In what has to be one of the more unusual pieces by the liberal media sounding the alarm on global warming, a piece in Thursday’s New York Times complained about the inability of wealthy (liberal) New Yorkers to wear their lucrative fall clothing due to stretches of warm temperatures in the Empire State.
Profiling a plethora of New Yorkers stricken with this predicament, reporter Miranda Purves explained that “[f]all has long been New York’s proudest season” in terms of fashion but have suffered:
But this has been the warmest fall quarter in 25 years. And while many people are concerned with global catastrophe — contemplating harrowing images of Greenland melting away and scorched earth in Los Angeles — others are just spinning wildly, like the confused leaves, to figure out what autumn in New York means for their wardrobes.
Purves also spoke with owners of high-end stores who have resorted to altering their orders and inventory as a result of the climate change:
The woolen mittens memorialized by Oscar Hammerstein may be languishing on store shelves, but “we sold over 80 units of Dior sunglasses alone in October,” said Elizabeth von der Goltz, a senior vice president and general merchandise manager at Bergdorf Goodman. She herself bought a heavy Burberry cape and hasn’t had call to bust it out since Paris Fashion Week in September.

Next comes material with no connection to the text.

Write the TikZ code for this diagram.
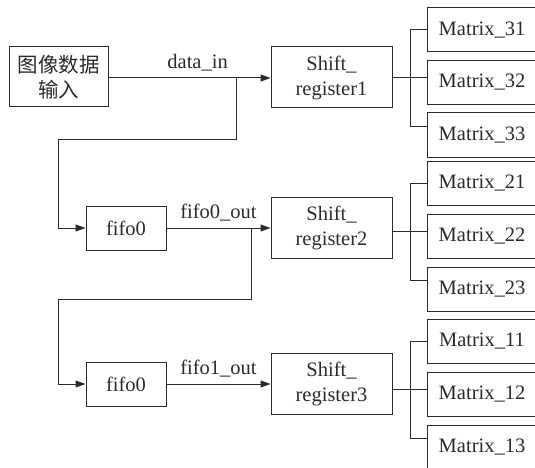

Although Ms. von der Goltz still sees those traditional “upper tier” department store customers who buy their full fall wardrobes in May, and the second tier of wealthy but busy professionals who do a one-stop for their full fall in September, she said there had been a major shift to “a buy now, wear now” model with “special” replacing “seasonal.”
Beth Buccini, an owner of the 16-year-old SoHo boutique Kirna Zabête, preordered a different version of the hot (as in temperature) hot (as in trendy) fur-lined parka, by Mr. and Mrs. Italy, back in May. “I’m like a psycho next-level planner because I see everything first and I know what I like,” she said.
Buyers say that these “precollections” — formerly done by only a few labels and now widely embraced — have become synonymous with “seasonless,” relied upon more and more to keep revenues up as weather-driven shopping becomes increasingly unpredictable and customers, encouraged by the 24/7 Internet, seek more instant-gratification purchases.
“Heaven knows that you cannot control Mother Nature, and so every season it seems that we buy ‘seasonless’ more,” Ms. Buccini said.
Invoking the upcoming United Nations summit in Paris on global warming, Purves also joked that “one might fantasize about the eggheads at M.I.T. devising a new discipline — Fashionology-Climatology? — to explain the mystifying algorithms where both rapidly changing systems intersect.”